» GIVEN INSTRUCTION: Exactly the lines from the line containing "Generate a Python" through the line containing "import pandas as pd" are to be echoed, with both included and pictures left out.

(Part of a data file)
#####

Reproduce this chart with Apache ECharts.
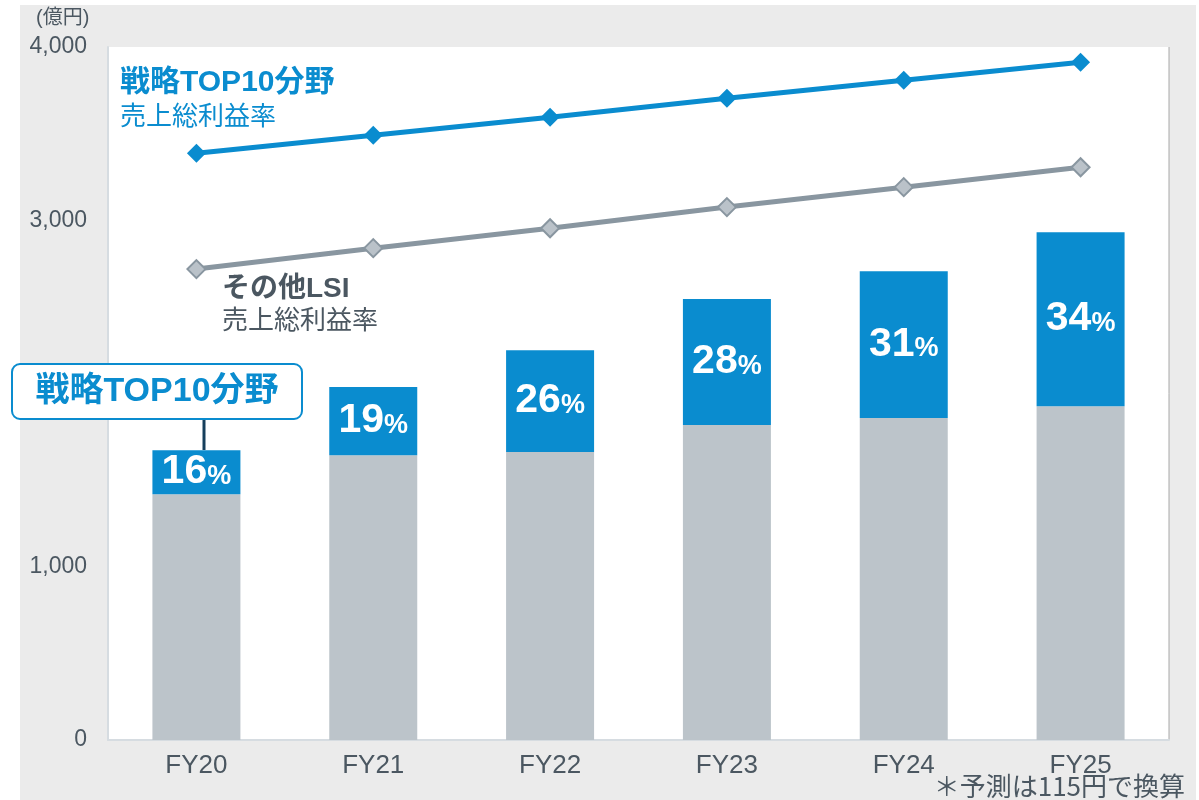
<!DOCTYPE html>
<html>
<head>
<meta charset="utf-8">
<script src="https://cdn.jsdelivr.net/npm/echarts@6/dist/echarts.min.js"></script>
<style>
  html, body { margin: 0; padding: 0; background: #fff; }
  #main { width: 1199px; height: 800px; }
</style>
</head>
<body>
<div id="main"></div>
<script>
const years = ['FY20', 'FY21', 'FY22', 'FY23', 'FY24', 'FY25']
// 億円
const otherSales = [1419, 1644, 1662, 1818, 1858, 1927]
const top10Sales = [254, 393, 588, 727, 848, 1004]
const top10Share = [16, 19, 26, 28, 31, 34]
// 売上総利益率（位置のみの線）
const top10Margin = [3387, 3491, 3595, 3704, 3808, 3912]
const otherMargin = [2718, 2839, 2954, 3076, 3191, 3306]

const LATIN = '"Liberation Sans", Arial, "Noto Sans CJK JP", sans-serif'
const CJK = '"Noto Sans CJK JP", sans-serif'
const BLUE = '#0a8ccf'
const GRAYTXT = '#4b5761'

const chart = echarts.init(document.getElementById('main'))

chart.setOption({
  backgroundColor: '#ebebeb',
  animation: false,
  grid: {
    left: 108, right: 30, top: 47, bottom: 60,
    show: true, backgroundColor: '#fff', borderWidth: 0
  },
  xAxis: {
    type: 'category',
    data: years,
    axisLine: { lineStyle: { color: '#d6dce1', width: 2 } },
    axisTick: { show: false },
    axisLabel: { color: GRAYTXT, fontSize: 26, fontFamily: LATIN, margin: 13 }
  },
  yAxis: {
    type: 'value',
    min: 0, max: 4000, interval: 1000,
    axisLine: { show: true, lineStyle: { color: '#d6dce1', width: 2 } },
    axisTick: { show: false },
    splitLine: { show: false },
    axisLabel: {
      color: GRAYTXT, fontSize: 23, fontFamily: LATIN, margin: 21,
      formatter: v => v.toLocaleString('en-US')
    }
  },
  series: [
    {
      name: 'その他',
      type: 'bar',
      stack: 'sales',
      barWidth: 88,
      data: otherSales,
      itemStyle: { color: '#bcc4ca' }
    },
    {
      name: '戦略TOP10分野',
      type: 'bar',
      stack: 'sales',
      barWidth: 88,
      data: top10Sales,
      itemStyle: { color: '#0a8ccf' },
      label: {
        show: true,
        position: 'inside',
        formatter: p => '{n|' + top10Share[p.dataIndex] + '}{p|%}',
        rich: {
          n: { color: '#fff', fontSize: 41, fontWeight: 'bold', fontFamily: LATIN },
          p: { color: '#fff', fontSize: 27, fontWeight: 'bold', fontFamily: LATIN, padding: [8, 0, 0, 0] }
        }
      }
    },
    {
      name: '戦略TOP10分野 売上総利益率',
      type: 'line',
      data: top10Margin,
      symbol: 'diamond',
      symbolSize: 19,
      lineStyle: { color: BLUE, width: 5 },
      itemStyle: { color: BLUE },
      z: 5
    },
    {
      name: 'その他LSI 売上総利益率',
      type: 'line',
      data: otherMargin,
      symbol: 'diamond',
      symbolSize: 18,
      lineStyle: { color: '#8996a0', width: 5 },
      itemStyle: { color: '#bac2c9', borderColor: '#8996a0', borderWidth: 2 },
      z: 5
    }
  ],
  graphic: [
    { type: 'rect', shape: { x: 0, y: 0, width: 20, height: 800 }, style: { fill: '#fff' }, silent: true },
    { type: 'rect', shape: { x: 0, y: 0, width: 1199, height: 5 }, style: { fill: '#fff' }, silent: true },
    { type: 'rect', shape: { x: 1196, y: 0, width: 3, height: 800 }, style: { fill: '#fff' }, silent: true },
    { type: 'line', shape: { x1: 1169, y1: 47, x2: 1169, y2: 740 }, style: { stroke: '#a8a8a8', lineWidth: 1 }, silent: true },
    {
      type: 'text', left: 36, top: 8,
      style: { text: '(億円)', fill: GRAYTXT, font: '20px ' + LATIN }
    },
    {
      type: 'text', left: 120, top: 68,
      style: { text: '戦略TOP10分野', fill: BLUE, font: 'bold 30px ' + LATIN }
    },
    {
      type: 'text', left: 120, top: 105,
      style: { text: '売上総利益率', fill: BLUE, font: '26px ' + LATIN }
    },
    {
      type: 'text', left: 222, top: 275,
      style: { text: 'その他LSI', fill: GRAYTXT, font: 'bold 28px ' + LATIN }
    },
    {
      type: 'text', left: 222, top: 309,
      style: { text: '売上総利益率', fill: GRAYTXT, font: '26px ' + LATIN }
    },
    {
      type: 'line', shape: { x1: 204, y1: 419, x2: 204, y2: 450 },
      style: { stroke: '#163f5c', lineWidth: 3 }, z: 10
    },
    {
      type: 'rect', shape: { x: 12, y: 364, width: 290, height: 55, r: 8 },
      style: { fill: '#fff', stroke: BLUE, lineWidth: 2 }, z: 10
    },
    {
      type: 'text', x: 157, y: 392, z: 11,
      style: { text: '戦略TOP10分野', fill: BLUE, font: 'bold 34px ' + LATIN, align: 'center', verticalAlign: 'middle' }
    },
    {
      type: 'text', right: 14, top: 773,
      style: { text: '＊予測は115円で換算', fill: GRAYTXT, font: '26px ' + CJK }
    }
  ]
})
</script>
</body>
</html>
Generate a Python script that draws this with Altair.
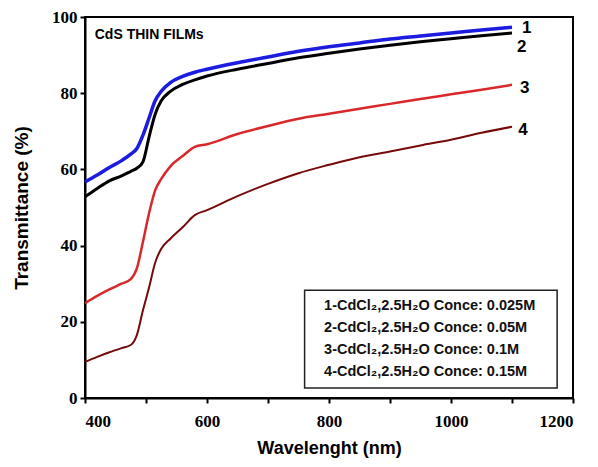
import altair as alt
import pandas as pd

wavelength = [400, 420, 440, 460, 475, 485, 495, 505, 515, 525, 540, 560, 580, 600,
              650, 700, 750, 800, 850, 900, 950, 1000, 1050, 1100]
t1 = [56.7, 58.5, 60.5, 62.3, 64.0, 65.5, 69.0, 73.5, 78.0, 80.5, 82.8, 84.4, 85.5, 86.3,
      88.0, 89.5, 91.0, 92.2, 93.2, 94.2, 95.0, 95.8, 96.6, 97.3]
t2 = [52.8, 55.0, 57.0, 58.3, 59.5, 60.3, 62.0, 68.5, 74.5, 78.0, 80.5, 82.3, 83.5, 84.5,
      86.3, 87.8, 89.3, 90.5, 91.6, 92.6, 93.5, 94.3, 95.1, 95.8]
t3 = [24.9, 26.8, 28.5, 30.0, 31.2, 34.0, 41.0, 48.5, 54.5, 57.5, 60.8, 63.5, 65.9, 66.6,
      69.3, 71.4, 73.3, 74.6, 75.9, 77.2, 78.5, 79.7, 80.9, 82.2]
t4 = [9.5, 10.8, 12.0, 13.1, 13.9, 16.5, 23.0, 29.0, 35.5, 39.2, 41.8, 44.8, 48.0, 49.3,
      53.0, 56.2, 59.0, 61.2, 63.2, 64.7, 66.3, 67.8, 69.6, 71.2]

series_names = ["1", "2", "3", "4"]
series_colors = ["#1c1ce0", "#000000", "#d8282c", "#760a0a"]
series_widths = [3.5, 2.0, 1.5, 3.5]

curve_label_x = [1124, 1116, 1121, 1118]
curve_label_y = [97.1, 92.1, 81.4, 70.3]

legend_lines = ["1-CdCl\u2082,2.5H\u2082O Conce: 0.025M",
                "2-CdCl\u2082,2.5H\u2082O Conce: 0.05M",
                "3-CdCl\u2082,2.5H\u2082O Conce: 0.1M",
                "4-CdCl\u2082,2.5H\u2082O Conce: 0.15M"]
legend_y = [24.1, 18.4, 12.6, 6.8]
legend_x = 792
legend_box = {"x": 760, "x2": 1174, "y": 2.6, "y2": 28.3}

title_text = "CdS THIN FILMs"
title_pos = (416, 95.3)

x_ticks = [400, 500, 600, 700, 800, 900, 1000, 1100, 1200]
y_ticks = [0, 10, 20, 30, 40, 50, 60, 70, 80, 90, 100]

rows = []
for name, vals in zip(series_names, [t1, t2, t3, t4]):
    for w, v in zip(wavelength, vals):
        rows.append({"wavelength": w, "T": v, "series": name})
df = pd.DataFrame(rows)

xscale = alt.Scale(domain=[400, 1200], nice=False, zero=False)
yscale = alt.Scale(domain=[0, 100], nice=False)

label_font = "Liberation Serif"
xaxis = alt.Axis(values=x_ticks, title="Wavelenght (nm)",
                 labelExpr="datum.value % 200 == 0 ? datum.value : ''",
                 labelFont=label_font, labelFontWeight="bold", labelFontSize=17,
                 labelColor="black", tickColor="black", tickSize=5, tickWidth=2,
                 domainColor="black", domainWidth=2, grid=False, labelPadding=10,
                 labelOverlap=False,
                 titleFont="Liberation Sans", titleFontSize=18, titleFontWeight="bold",
                 titleColor="black", titlePadding=10)
yaxis = alt.Axis(values=y_ticks, title="Transmittance (%)",
                 labelExpr="datum.value % 20 == 0 ? datum.value : ''",
                 labelFont=label_font, labelFontWeight="bold", labelFontSize=17,
                 labelColor="black", tickColor="black", tickSize=5, tickWidth=2,
                 domainColor="black", domainWidth=2, grid=False, labelPadding=3,
                 labelOverlap=False,
                 titleFont="Liberation Sans", titleFontSize=19, titleFontWeight="bold",
                 titleColor="black", titlePadding=20)

lines = alt.Chart(df).mark_line(interpolate="monotone").encode(
    x=alt.X("wavelength:Q", scale=xscale, axis=xaxis),
    y=alt.Y("T:Q", scale=yscale, axis=yaxis),
    color=alt.Color("series:N", scale=alt.Scale(domain=series_names, range=series_colors), legend=None),
    strokeWidth=alt.StrokeWidth("series:N", scale=alt.Scale(domain=series_names, range=series_widths), legend=None),
    detail="series:N",
)

lab_df = pd.DataFrame({"x": curve_label_x, "y": curve_label_y, "t": series_names})
curve_labels = alt.Chart(lab_df).mark_text(
    font="Liberation Sans", fontWeight="bold", fontSize=17, color="black",
    align="center", baseline="middle").encode(
    x=alt.X("x:Q", scale=xscale), y=alt.Y("y:Q", scale=yscale), text="t:N")

title_df = pd.DataFrame({"x": [title_pos[0]], "y": [title_pos[1]], "t": [title_text]})
title_mark = alt.Chart(title_df).mark_text(
    font="Liberation Sans", fontWeight="bold", fontSize=14, color="black",
    align="left", baseline="middle").encode(
    x=alt.X("x:Q", scale=xscale), y=alt.Y("y:Q", scale=yscale), text="t:N")

box_df = pd.DataFrame([legend_box])
box = alt.Chart(box_df).mark_rect(fill="white", stroke="#222222", strokeWidth=1.5).encode(
    x=alt.X("x:Q", scale=xscale), x2="x2:Q",
    y=alt.Y("y:Q", scale=yscale), y2="y2:Q")

leg_df = pd.DataFrame({"x": [legend_x] * 4, "y": legend_y, "t": legend_lines})
leg_text = alt.Chart(leg_df).mark_text(
    font="Liberation Sans", fontWeight="bold", fontSize=14.5, color="#111111",
    align="left", baseline="middle").encode(
    x=alt.X("x:Q", scale=xscale), y=alt.Y("y:Q", scale=yscale), text="t:N")

chart = alt.layer(lines, curve_labels, title_mark, box, leg_text).properties(
    width=488, height=381,
    autosize=alt.AutoSizeParams(type="none"),
    padding={"left": 77, "top": 9, "right": 10, "bottom": 70},
    background="white",
).configure_view(stroke="black", strokeWidth=2)

chart.save("out.html", embed_options={"renderer": "svg", "actions": False})
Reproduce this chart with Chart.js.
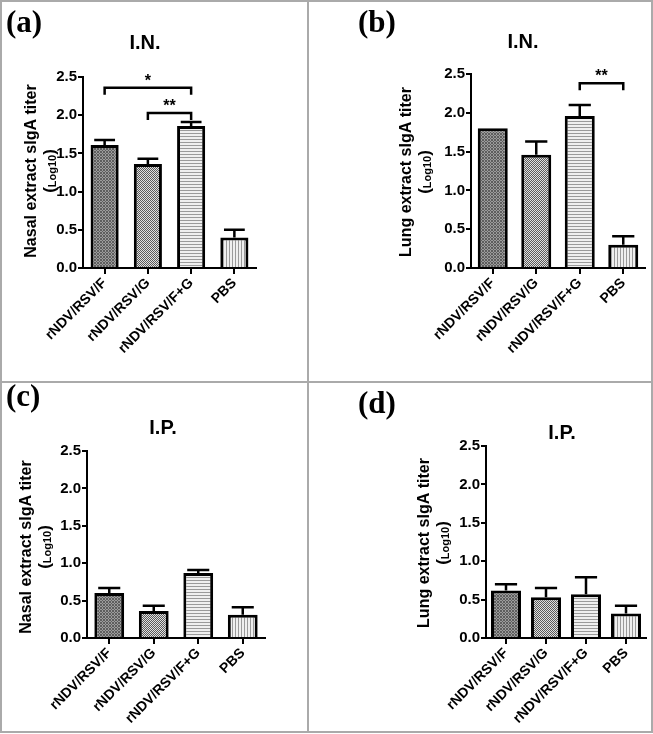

#####

» SOLUTION BELOW:
Generate a Python script that draws this with Altair.
import altair as alt
import pandas as pd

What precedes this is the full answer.